Given the restrictions and a different licensing system that oversees marketing of these drugs, chemists do not sell these products. “It is laborious and time consuming,” one chemist who earlier had a license said. “I am not importing these drugs because it is a hectic process.”

The only other option in the private sector is Dr Shad Salim’s cancer clinic. A senior consulting oncologist, he runs a hospital in Sopore as well. “We have the license but we do not have huge stocks,” one official said. “The depletion of SKIMS stock has added load on us.”
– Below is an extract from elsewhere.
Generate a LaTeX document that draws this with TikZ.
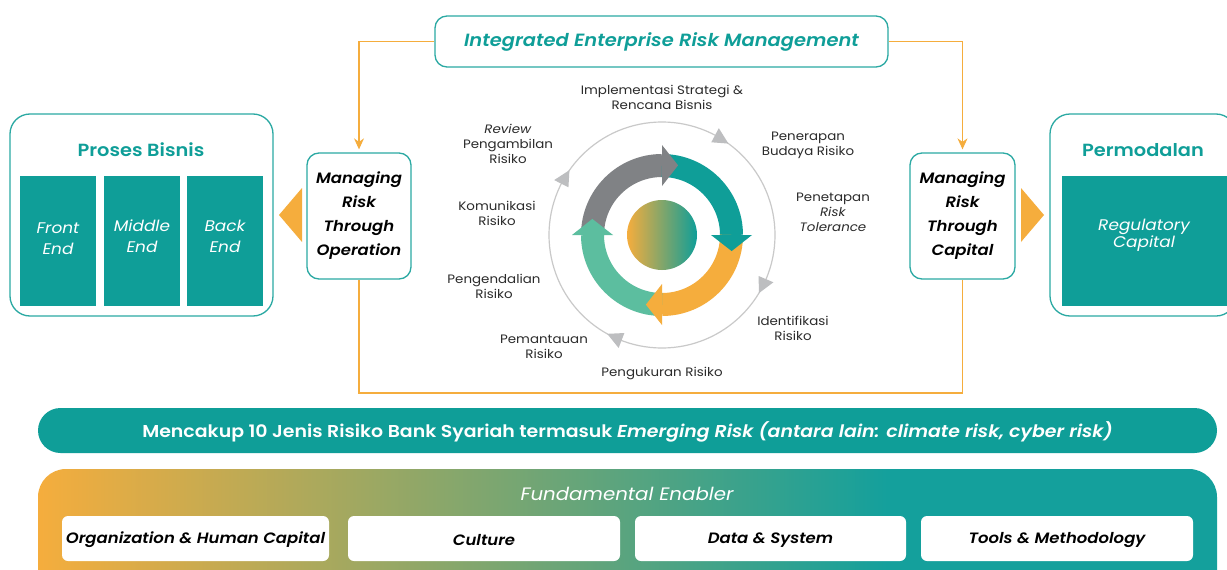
\documentclass[tikz,border=0pt]{standalone}
\usepackage{fontspec}
\setmainfont{Poppins}[FakeStretch=1.1,BoldFont={Poppins SemiBold},BoldItalicFont={Poppins SemiBold Italic}]
\usetikzlibrary{arrows.meta}
\definecolor{teal1}{HTML}{0F9E98}
\definecolor{teal2}{HTML}{14A09C}
\definecolor{tealb}{HTML}{2BA9A3}
\definecolor{orng}{HTML}{F5AD3D}
\definecolor{gry}{HTML}{808285}
\definecolor{grn}{HTML}{5CBE9F}
\definecolor{lgry}{HTML}{BDBEC0}
\definecolor{circ}{HTML}{C9C9C9}
\definecolor{txt}{HTML}{2B2B2B}
\pgfdeclarehorizontalshading{enab}{100bp}{color(0bp)=(orng); color(25bp)=(orng); color(61bp)=(teal2); color(100bp)=(teal2)}
\tikzset{
  obox/.style={draw=tealb, line width=1.3pt, rounded corners=20pt, fill=white, inner sep=0pt},
  mbox/.style={draw=tealb, line width=1.3pt, rounded corners=12pt, fill=white, align=center, inner sep=0pt, text=black, font=\fontsize{15}{24}\selectfont\bfseries\itshape},
  tbox/.style={fill=teal1, inner sep=0pt, align=center, text=white, font=\fontsize{15.4}{21}\selectfont\itshape},
  ttl/.style={text=teal1, font=\fontsize{17.6}{20}\selectfont\bfseries},
  clab/.style={align=center, text=txt, font=\fontsize{12.2}{15}\selectfont},
  oline/.style={draw=orng, line width=1.1pt},
  ebox/.style={fill=white, rounded corners=6pt, minimum height=45pt, inner sep=0pt, text=black, font=\fontsize{15}{18}\selectfont\bfseries\itshape},
  ring/.style={line width=23pt},
}
\begin{document}
\begin{tikzpicture}[x=1pt,y=-1pt]
\useasboundingbox (0,0) rectangle (1227,570);
\clip (0,0) rectangle (1227,570);
\fill[white] (0,0) rectangle (1227,570);

% top box
\node[mbox, minimum width=453pt, minimum height=51pt, text=teal1, font=\fontsize{17.7}{20}\selectfont\bfseries\itshape] (ierm) at (661.5,41.5) {Integrated Enterprise Risk Management};

% managing boxes
\node[mbox, minimum width=104pt, minimum height=126pt] (mrto) at (359,216) {Managing\\Risk\\Through\\Operation};
\node[mbox, minimum width=105pt, minimum height=126pt] (mrtc) at (962.5,216) {Managing\\Risk\\Through\\Capital};

% orange connectors
\draw[oline, -{Stealth[length=11pt,width=10pt]}, shorten >=3pt] (ierm.west) -| (mrto.north);
\draw[oline, -{Stealth[length=11pt,width=10pt]}, shorten >=3pt] (ierm.east) -| (mrtc.north);
\coordinate (bl) at (359,393);
\draw[oline] (mrto.south) -- (bl) -| (mrtc.south);

% Proses Bisnis
\node[obox, minimum width=263pt, minimum height=202pt] (pb) at (141.5,215) {};
\node[ttl] (pbt) at (141,150) {Proses Bisnis};
\node[tbox, minimum width=76pt, minimum height=130pt] (fe) at (58,241) {};
\node[tbox, minimum width=76pt, minimum height=130pt] (me) at (142,241) {};
\node[tbox, minimum width=76pt, minimum height=130pt] (be) at (225,241) {};
\node[tbox, fill=none] (fet1) at (58,238.5) {Front\\End};
\node[tbox, fill=none] (met1) at (142,236.5) {Middle\\End};
\node[tbox, fill=none] (bet1) at (225,236.5) {Back\\End};
\fill[orng] (302,188) -- (279,215) -- (302,242) -- cycle;

% Permodalan
\node[obox, minimum width=186pt, minimum height=202pt] (pm) at (1143,215) {};
\node[ttl] (pmt) at (1143,150) {Permodalan};
\node[tbox, minimum width=168pt, minimum height=130pt] (rc) at (1146,241) {};
\node[text=white, align=center, font=\fontsize{15.4}{17}\selectfont\itshape] (rct) at (1144,235.5) {Regulatory\\Capital};
\fill[orng] (1021,188) -- (1044,215) -- (1021,242) -- cycle;

% cycle
\begin{scope}[shift={(662,235)}, x=1pt, y=1pt]
  \draw[circ, line width=1.2pt] (0,0) circle[radius=113];
  \foreach \a in {58,-27,-115,149}{
    \fill[lgry] (\a+4:105) -- (\a+4:121) -- (\a-4:113) -- cycle;
  }
  \draw[ring, gry] (180:69.5) arc[start angle=180, end angle=90, radius=69.5];
  \draw[ring, teal1] (90:69.5) arc[start angle=90, end angle=0, radius=69.5];
  \draw[ring, orng] (0:69.5) arc[start angle=0, end angle=-90, radius=69.5];
  \draw[ring, grn] (-90:69.5) arc[start angle=-90, end angle=-180, radius=69.5];
  \fill[gry] (90:49) -- (90:90) -- (77:71.5) -- cycle;
  \fill[teal1] (0:49) -- (0:90) -- (-13:71.5) -- cycle;
  \fill[orng] (-90:49) -- (-90:90) -- (-103:71.5) -- cycle;
  \fill[grn] (180:49) -- (180:90) -- (167:71.5) -- cycle;
  \shade[left color=orng, right color=teal1] (0,0) circle[radius=35];
\end{scope}

% cycle labels
\node[clab] (l1) at (662,97) {Implementasi Strategi \&\\Rencana Bisnis};
\node[clab] (l2) at (808,145) {Penerapan\\Budaya Risiko};
\node[clab] (l3) at (833,212) {Penetapan\\\textit{Risk}\\\textit{Tolerance}};
\node[clab] (l4) at (793,328) {Identifikasi\\Risiko};
\node[clab] (l5) at (662,374) {Pengukuran Risiko};
\node[clab] (l6) at (544,347) {Pemantauan\\Risiko};
\node[clab] (l7) at (494,286) {Pengendalian\\Risiko};
\node[clab] (l8) at (497,213) {Komunikasi\\Risiko};
\node[clab] (l9) at (508,144) {\textit{Review}\\Pengambilan\\Risiko};

% risk bar
\node[fill=teal1, rounded corners=22.5pt, minimum width=1179pt, minimum height=45pt, inner sep=0pt] (bar) at (627.5,430.5) {};
\node[text=white, inner sep=0pt, font=\fontsize{17.2}{20}\selectfont\bfseries] (bart) at (627.5,432) {Mencakup 10 Jenis Risiko Bank Syariah termasuk \textit{Emerging Risk (antara lain: climate risk, cyber risk)}};

% enabler
\shade[shading=enab, rounded corners=28pt] (38,469) rectangle (1217,610);
\node[text=white, font=\fontsize{18}{20}\selectfont\itshape] (fet) at (627,494) {Fundamental Enabler};
\node[ebox, minimum width=267pt] (e1) at (195.5,538.5) {};
\node[ebox, minimum width=272pt] (e2) at (484,538.5) {};
\node[ebox, minimum width=271pt] (e3) at (770.5,538.5) {};
\node[ebox, minimum width=272pt] (e4) at (1057,538.5) {};
\node[ebox, fill=none] (e1t) at (195.5,540) {Organization \& Human Capital};
\node[ebox, fill=none] (e2t) at (484,540) {Culture};
\node[ebox, fill=none] (e3t) at (770.5,540) {Data \& System};
\node[ebox, fill=none] (e4t) at (1057,540) {Tools \& Methodology};
\end{tikzpicture}
\end{document}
This has created a situation that the cancer patients in a number of cases are actually in excruciating pain and the families are unable to manage them. Given the fact that when a particular pain killer is being given to the patients, they become used to it and other options do not help. In certain cases, the painkiller in the tablet form does not help because the patients are not in a position to process the same.

Kashmir is witnessing epidemic like cancer situation for the last few years. Though cancer patients are being treated at SMHS and SKIMS, there are a lot of other private facilities where patients are taken care of within and outside the state.
Registrations at the SKIMS run Regional Cancer Centre suggest that the number of new patients is increasing. There were 2968 new cases registered by the RCC in 2009 which fell to 2630 in 2010 and then started spiraling up. There were 3057 new cases registered at RCC in 2011 and 3288 in 2012.

The hospitals seem not to be having enough of space and infrastructure to manage the malady. In SKIMS, for instance, there was small ward at the ground floor to tackle the chemotherapy and given the massive load it was taking place in three sessions. Recently, the same facility was shifted to floor one that lacks a separate lift facility. Patients with no energy left are being physically taken to the first floor and it is adding to the indignities. On this World Cancer Day, patients hope the policy makers start understand their problems.

But can Kashmir manage pain-killer stocks in SKIMS?